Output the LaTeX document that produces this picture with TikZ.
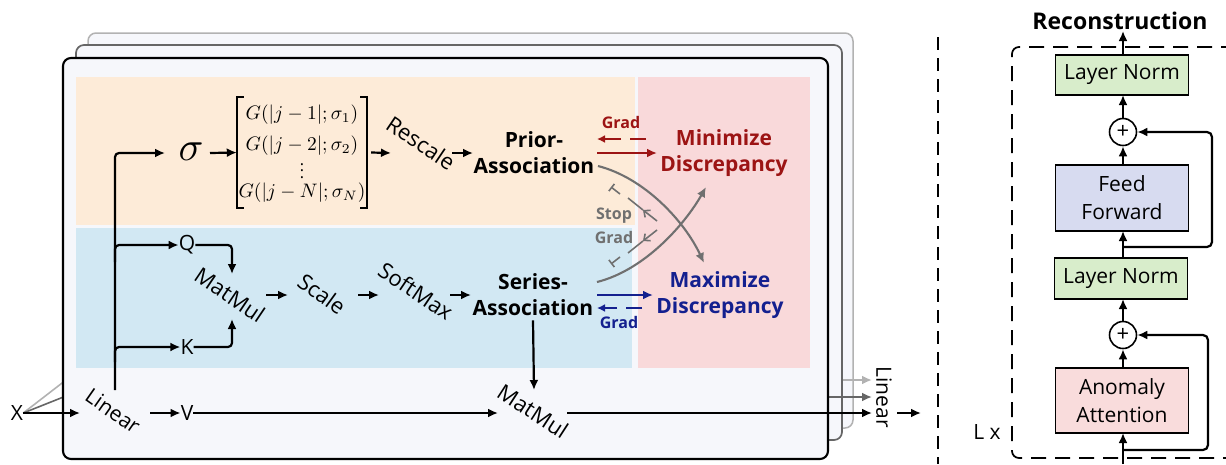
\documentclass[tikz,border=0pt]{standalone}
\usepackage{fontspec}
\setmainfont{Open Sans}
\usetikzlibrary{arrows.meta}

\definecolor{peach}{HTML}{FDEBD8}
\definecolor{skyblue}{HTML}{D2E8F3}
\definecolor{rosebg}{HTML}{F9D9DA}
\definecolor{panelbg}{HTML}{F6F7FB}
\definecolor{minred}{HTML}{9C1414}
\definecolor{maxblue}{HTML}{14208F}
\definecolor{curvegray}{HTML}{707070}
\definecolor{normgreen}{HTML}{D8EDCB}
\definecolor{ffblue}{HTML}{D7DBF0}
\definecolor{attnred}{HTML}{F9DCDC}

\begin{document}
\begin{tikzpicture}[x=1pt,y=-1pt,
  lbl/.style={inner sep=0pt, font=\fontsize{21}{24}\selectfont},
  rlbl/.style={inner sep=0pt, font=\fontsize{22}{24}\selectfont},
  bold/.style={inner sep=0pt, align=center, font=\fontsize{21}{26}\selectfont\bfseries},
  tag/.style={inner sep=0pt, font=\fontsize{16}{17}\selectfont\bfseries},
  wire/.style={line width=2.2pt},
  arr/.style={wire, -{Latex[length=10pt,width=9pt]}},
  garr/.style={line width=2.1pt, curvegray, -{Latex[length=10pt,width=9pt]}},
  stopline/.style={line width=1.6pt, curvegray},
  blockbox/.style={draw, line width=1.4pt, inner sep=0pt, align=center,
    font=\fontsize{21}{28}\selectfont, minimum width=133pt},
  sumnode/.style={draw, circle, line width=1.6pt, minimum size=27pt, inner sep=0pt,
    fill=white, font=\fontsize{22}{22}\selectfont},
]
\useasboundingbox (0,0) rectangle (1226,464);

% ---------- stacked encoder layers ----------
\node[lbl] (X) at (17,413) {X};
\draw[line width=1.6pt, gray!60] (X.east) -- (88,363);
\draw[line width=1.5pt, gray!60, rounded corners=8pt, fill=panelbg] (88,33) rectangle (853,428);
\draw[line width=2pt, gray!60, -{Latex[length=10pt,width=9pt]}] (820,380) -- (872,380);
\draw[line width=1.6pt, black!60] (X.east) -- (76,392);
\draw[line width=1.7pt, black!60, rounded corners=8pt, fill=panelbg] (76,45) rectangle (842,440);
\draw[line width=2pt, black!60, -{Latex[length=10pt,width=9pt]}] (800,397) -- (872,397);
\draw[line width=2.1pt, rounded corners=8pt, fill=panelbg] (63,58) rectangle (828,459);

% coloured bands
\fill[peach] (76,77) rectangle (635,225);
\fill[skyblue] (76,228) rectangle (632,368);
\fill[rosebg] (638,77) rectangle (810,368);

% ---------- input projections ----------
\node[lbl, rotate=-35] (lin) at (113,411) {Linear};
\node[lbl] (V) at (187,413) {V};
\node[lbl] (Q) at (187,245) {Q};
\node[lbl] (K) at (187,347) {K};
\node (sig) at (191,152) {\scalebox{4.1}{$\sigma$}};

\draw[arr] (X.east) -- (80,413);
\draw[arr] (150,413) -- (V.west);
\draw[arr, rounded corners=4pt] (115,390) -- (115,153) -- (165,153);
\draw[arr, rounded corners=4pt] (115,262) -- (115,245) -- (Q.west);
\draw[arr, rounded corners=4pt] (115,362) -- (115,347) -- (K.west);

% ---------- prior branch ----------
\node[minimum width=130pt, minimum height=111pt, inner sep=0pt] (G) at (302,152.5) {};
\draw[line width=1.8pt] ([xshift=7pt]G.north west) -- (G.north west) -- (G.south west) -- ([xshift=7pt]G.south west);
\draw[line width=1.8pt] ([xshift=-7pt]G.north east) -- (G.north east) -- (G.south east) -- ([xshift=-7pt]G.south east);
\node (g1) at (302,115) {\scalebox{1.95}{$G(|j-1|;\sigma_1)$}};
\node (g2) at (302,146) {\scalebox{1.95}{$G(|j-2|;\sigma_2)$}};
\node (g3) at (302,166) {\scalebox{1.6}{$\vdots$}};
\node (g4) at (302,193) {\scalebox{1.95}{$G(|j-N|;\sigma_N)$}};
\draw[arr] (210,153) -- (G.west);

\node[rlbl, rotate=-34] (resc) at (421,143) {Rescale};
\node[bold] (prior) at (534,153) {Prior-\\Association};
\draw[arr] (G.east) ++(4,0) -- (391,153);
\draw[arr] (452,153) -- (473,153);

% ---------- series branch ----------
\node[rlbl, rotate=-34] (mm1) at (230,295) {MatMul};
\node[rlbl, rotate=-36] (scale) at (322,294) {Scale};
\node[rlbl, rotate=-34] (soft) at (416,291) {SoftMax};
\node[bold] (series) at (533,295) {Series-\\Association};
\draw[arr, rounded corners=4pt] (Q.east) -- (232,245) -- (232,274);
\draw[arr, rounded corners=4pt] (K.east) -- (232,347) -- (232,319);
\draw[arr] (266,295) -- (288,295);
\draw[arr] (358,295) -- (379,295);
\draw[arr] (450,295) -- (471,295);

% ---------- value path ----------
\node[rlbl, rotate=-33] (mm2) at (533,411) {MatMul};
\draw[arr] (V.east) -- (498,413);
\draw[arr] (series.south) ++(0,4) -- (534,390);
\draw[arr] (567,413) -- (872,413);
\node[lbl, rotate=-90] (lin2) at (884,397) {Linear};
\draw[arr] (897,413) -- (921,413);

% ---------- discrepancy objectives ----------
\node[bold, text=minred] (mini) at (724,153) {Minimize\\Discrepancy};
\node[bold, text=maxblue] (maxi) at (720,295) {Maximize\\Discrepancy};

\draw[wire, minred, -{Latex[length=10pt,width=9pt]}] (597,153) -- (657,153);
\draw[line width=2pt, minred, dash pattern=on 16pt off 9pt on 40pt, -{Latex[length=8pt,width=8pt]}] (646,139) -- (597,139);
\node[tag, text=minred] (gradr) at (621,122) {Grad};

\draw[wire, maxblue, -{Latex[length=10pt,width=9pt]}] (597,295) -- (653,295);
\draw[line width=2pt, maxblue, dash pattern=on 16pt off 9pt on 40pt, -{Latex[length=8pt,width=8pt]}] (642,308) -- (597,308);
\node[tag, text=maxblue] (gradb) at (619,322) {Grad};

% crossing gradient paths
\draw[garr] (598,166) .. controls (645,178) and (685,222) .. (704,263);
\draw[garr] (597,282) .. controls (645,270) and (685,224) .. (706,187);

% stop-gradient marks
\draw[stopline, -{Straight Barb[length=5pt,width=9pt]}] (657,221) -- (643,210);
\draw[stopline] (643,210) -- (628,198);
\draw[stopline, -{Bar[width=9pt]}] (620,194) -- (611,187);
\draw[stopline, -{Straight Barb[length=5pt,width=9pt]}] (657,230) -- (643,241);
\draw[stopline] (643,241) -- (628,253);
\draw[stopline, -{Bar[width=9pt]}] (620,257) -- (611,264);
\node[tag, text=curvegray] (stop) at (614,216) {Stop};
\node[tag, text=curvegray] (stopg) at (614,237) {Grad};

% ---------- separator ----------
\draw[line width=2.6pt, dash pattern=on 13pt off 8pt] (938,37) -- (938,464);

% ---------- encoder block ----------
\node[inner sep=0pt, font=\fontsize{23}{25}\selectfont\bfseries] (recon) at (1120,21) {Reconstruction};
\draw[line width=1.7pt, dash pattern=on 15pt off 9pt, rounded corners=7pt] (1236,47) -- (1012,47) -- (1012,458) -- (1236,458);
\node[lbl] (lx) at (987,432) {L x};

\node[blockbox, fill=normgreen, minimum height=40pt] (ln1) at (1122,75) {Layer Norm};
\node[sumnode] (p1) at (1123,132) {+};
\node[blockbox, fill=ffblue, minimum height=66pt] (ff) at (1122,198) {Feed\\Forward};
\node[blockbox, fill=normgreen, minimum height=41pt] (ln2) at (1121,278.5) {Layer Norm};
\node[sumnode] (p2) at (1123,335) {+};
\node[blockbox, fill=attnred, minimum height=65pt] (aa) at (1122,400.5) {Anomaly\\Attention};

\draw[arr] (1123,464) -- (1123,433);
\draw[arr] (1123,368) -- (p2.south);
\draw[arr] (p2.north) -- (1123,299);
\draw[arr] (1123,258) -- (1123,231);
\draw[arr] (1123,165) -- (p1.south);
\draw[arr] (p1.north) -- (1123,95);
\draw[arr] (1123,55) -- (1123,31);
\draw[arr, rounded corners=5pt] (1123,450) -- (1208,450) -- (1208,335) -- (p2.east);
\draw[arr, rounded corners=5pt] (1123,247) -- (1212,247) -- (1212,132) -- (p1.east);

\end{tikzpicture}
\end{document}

● **Instructions for the task**:
Leave out any pictures and return exactly the lines from the beginning of the data through the line with "(0,0) rectangle (1226,464);", inclusive.

● **The solution**:
Output the LaTeX document that produces this picture with TikZ.
\documentclass[tikz,border=0pt]{standalone}
\usepackage{fontspec}
\setmainfont{Open Sans}
\usetikzlibrary{arrows.meta}

\definecolor{peach}{HTML}{FDEBD8}
\definecolor{skyblue}{HTML}{D2E8F3}
\definecolor{rosebg}{HTML}{F9D9DA}
\definecolor{panelbg}{HTML}{F6F7FB}
\definecolor{minred}{HTML}{9C1414}
\definecolor{maxblue}{HTML}{14208F}
\definecolor{curvegray}{HTML}{707070}
\definecolor{normgreen}{HTML}{D8EDCB}
\definecolor{ffblue}{HTML}{D7DBF0}
\definecolor{attnred}{HTML}{F9DCDC}

\begin{document}
\begin{tikzpicture}[x=1pt,y=-1pt,
  lbl/.style={inner sep=0pt, font=\fontsize{21}{24}\selectfont},
  rlbl/.style={inner sep=0pt, font=\fontsize{22}{24}\selectfont},
  bold/.style={inner sep=0pt, align=center, font=\fontsize{21}{26}\selectfont\bfseries},
  tag/.style={inner sep=0pt, font=\fontsize{16}{17}\selectfont\bfseries},
  wire/.style={line width=2.2pt},
  arr/.style={wire, -{Latex[length=10pt,width=9pt]}},
  garr/.style={line width=2.1pt, curvegray, -{Latex[length=10pt,width=9pt]}},
  stopline/.style={line width=1.6pt, curvegray},
  blockbox/.style={draw, line width=1.4pt, inner sep=0pt, align=center,
    font=\fontsize{21}{28}\selectfont, minimum width=133pt},
  sumnode/.style={draw, circle, line width=1.6pt, minimum size=27pt, inner sep=0pt,
    fill=white, font=\fontsize{22}{22}\selectfont},
]
\useasboundingbox (0,0) rectangle (1226,464);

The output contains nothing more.